The fact that the elaborations in the clothes, like an embroidery-weave suit with a fringe of loose threads from thigh to knee, were partnered with flat black booties as the only footwear, kept the show grounded.
As ever with Chanel, the clothes are wearable, fashionable and fit for purpose – meaning that it is simple for clients to find day and evening outfits to be the wardrobe focus in their privileged world.
I picked up on the lightness in construction of the faux-tweed suits, either with wafting, wide skirts or a longer, skinnier version. The embellishment was so dense – like a multi-coloured feathery cape worn over the head and shoulders – and yet another tribute to Chanel’s petites mains, or, hand workers.
But the real credit has to go to Karl Lagerfeld himself. He works as seamlessly as those seamstresses, stitching together old and new, and using Chanel’s long and noble tradition to make it relevant to our techno savvy, computerised, digitally enhanced world.
Elie Top: Hidden Treasures are Pure Luxury
The smooth sphere shines like a round bauble – until this jewel swivels to reveal its textured, jewelled interior. It is easy to imagine the hands at work on these Elie Top pieces, which look like celestial gatherings. But the designer, showing the jewellery close up – before it goes on display at Colette in Paris this week – told the twenty-first-century story behind this ancient study of the stars.
“It is all done in 3D on computers,” he said of the appropriately named “Mécaniques Célestes” collection.
Moving around like stars in the sky, a round ring rolls over its smooth, metallic side to show diamonds sparkling inside. You could take the idea of a ring with concealed stones as a streetwise way of hiding jewels from attention. But instead, Elie Top has caught in his jewellery the mood of the moment: nothing is more appealing than hidden luxury.
Armani: Grace and Strength in Bamboo
Giorgio Armani had just the words for the bamboo that was the leitmotif of his collection and his runway.
“Bamboo is strong but it can bend,” said the designer, referencing the pliable foliage that swayed through the Armani Privé collection, as though a gentle breeze were blowing through some Asiatic paradise.
Armani has always had a penchant for the East. But despite an Oriental twang to the soundtrack, these were not clothes that shrieked of an Asian origin. Not that this quiet and gentle collection shouted in any way to the designer’s many front row clients.
And though coming from disparate backgrounds – Kristin Scott Thomas, Robin Wright and actresses Sonam Kapoor from India and Paz Vega from Spain – all pushed backstage while looking enthusiastic about the show.

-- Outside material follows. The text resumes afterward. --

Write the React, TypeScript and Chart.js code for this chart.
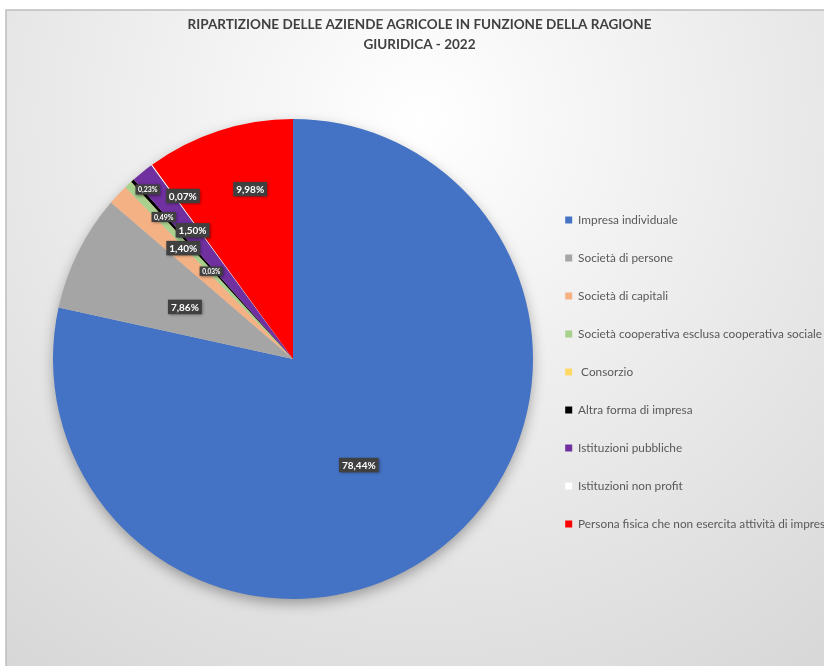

“Those loose trousers,” said Scott Thomas, referring to the flowy and languorous pants that swayed like a forest of tender stems under short or long fitted jackets.
We have seen this look before from the designer, but he has refreshed it with delicate attention to detail.

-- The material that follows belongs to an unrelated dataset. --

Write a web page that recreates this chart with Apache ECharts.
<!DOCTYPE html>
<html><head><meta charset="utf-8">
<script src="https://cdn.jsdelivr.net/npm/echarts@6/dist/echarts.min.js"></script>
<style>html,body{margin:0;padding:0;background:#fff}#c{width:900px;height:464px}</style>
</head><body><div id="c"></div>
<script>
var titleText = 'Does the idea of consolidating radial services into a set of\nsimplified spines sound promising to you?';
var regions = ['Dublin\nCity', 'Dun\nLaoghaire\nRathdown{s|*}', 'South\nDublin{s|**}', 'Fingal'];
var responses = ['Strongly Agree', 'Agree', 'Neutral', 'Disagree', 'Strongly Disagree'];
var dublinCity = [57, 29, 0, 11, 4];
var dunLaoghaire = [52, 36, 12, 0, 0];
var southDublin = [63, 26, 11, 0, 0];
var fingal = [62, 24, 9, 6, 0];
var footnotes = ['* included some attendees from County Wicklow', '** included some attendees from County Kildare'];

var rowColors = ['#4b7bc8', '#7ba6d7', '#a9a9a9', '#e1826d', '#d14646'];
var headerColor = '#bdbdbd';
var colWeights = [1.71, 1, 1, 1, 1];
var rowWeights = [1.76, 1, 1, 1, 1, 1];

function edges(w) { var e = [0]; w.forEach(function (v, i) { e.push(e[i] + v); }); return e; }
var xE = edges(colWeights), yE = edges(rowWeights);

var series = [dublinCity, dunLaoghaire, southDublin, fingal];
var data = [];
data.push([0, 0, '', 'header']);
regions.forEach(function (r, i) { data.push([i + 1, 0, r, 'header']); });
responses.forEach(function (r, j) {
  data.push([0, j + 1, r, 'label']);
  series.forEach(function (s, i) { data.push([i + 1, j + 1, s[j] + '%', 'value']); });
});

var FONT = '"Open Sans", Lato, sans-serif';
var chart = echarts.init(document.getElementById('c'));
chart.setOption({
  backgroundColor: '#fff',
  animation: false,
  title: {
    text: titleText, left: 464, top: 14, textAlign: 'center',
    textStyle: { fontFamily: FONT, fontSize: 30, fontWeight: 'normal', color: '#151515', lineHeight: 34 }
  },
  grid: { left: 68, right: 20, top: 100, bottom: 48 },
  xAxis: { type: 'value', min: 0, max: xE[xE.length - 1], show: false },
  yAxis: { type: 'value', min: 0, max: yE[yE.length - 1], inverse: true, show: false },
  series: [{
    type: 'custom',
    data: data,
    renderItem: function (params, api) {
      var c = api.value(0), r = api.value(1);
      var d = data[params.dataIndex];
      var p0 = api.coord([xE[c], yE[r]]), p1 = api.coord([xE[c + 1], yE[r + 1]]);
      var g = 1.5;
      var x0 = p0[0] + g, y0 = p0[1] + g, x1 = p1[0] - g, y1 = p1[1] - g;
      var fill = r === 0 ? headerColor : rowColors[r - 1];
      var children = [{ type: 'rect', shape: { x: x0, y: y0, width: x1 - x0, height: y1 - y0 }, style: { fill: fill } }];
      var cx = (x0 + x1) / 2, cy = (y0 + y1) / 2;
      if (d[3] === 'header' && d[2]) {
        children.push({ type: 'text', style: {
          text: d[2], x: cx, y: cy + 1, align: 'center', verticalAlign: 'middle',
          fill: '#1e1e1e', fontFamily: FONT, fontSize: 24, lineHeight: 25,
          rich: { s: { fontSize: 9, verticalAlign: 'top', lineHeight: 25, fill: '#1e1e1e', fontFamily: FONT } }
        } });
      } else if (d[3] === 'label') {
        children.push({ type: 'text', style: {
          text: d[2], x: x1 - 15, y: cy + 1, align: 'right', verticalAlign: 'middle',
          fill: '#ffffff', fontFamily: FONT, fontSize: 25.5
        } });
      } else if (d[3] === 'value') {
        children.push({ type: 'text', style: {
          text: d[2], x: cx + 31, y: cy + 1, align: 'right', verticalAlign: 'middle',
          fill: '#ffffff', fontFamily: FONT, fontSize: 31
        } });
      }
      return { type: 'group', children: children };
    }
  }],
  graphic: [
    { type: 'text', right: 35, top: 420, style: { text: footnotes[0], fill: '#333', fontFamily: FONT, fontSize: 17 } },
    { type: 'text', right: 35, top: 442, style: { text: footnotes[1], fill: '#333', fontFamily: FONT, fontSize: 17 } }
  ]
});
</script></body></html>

Armani will celebrate 40 years in fashion in March, and, although Armani Privé has had a shorter life, this show seemed to sum up what the maestro stands for: something akin to bamboo in his quiet strength.
So these were clothes to wear with a casual elegance: each outfit beautifully accessorised with translucent earrings of Asiatic decoration, and bags that were often glassy and transparent.
There might be feathery effects to frame the torso, but little obvious decoration, and often the sense of a shower of water falling over the body. The colours, including shades of green, blue and aquamarine put the collection in an elegant seascape.
Inevitably, there was a pause – although it was not necessary – between day, holiday and evening wear. Yet even with more decoration for the Academy Award pieces, really any of these outfits could have graced the red carpet. And ‘grace’ is the word that sums up Armani’s collection.
Roger Vivier: Sparkling in Clubland
In a dark den, with music pounding, the shoes stood out: crystal baubles at the end of high heels. There were more sparkles on ankle boots that were curved open at the side to reveal flesh.
This was the vision of the “Butterflies of the Night” collection at Roger Vivier (pictured), where designer Bruno Frisoni looked back to the Eighties, but brought that disco world into the twenty-first century.
Some shoes even went back to the style of Marlene Dietrich, who was another inspiration. But mostly, the designer focused on sensual and sexy high-heeled shoes – adding a practical side in tiny, evening draw-up bags, for those who want to take their belongings onto the dancefloor.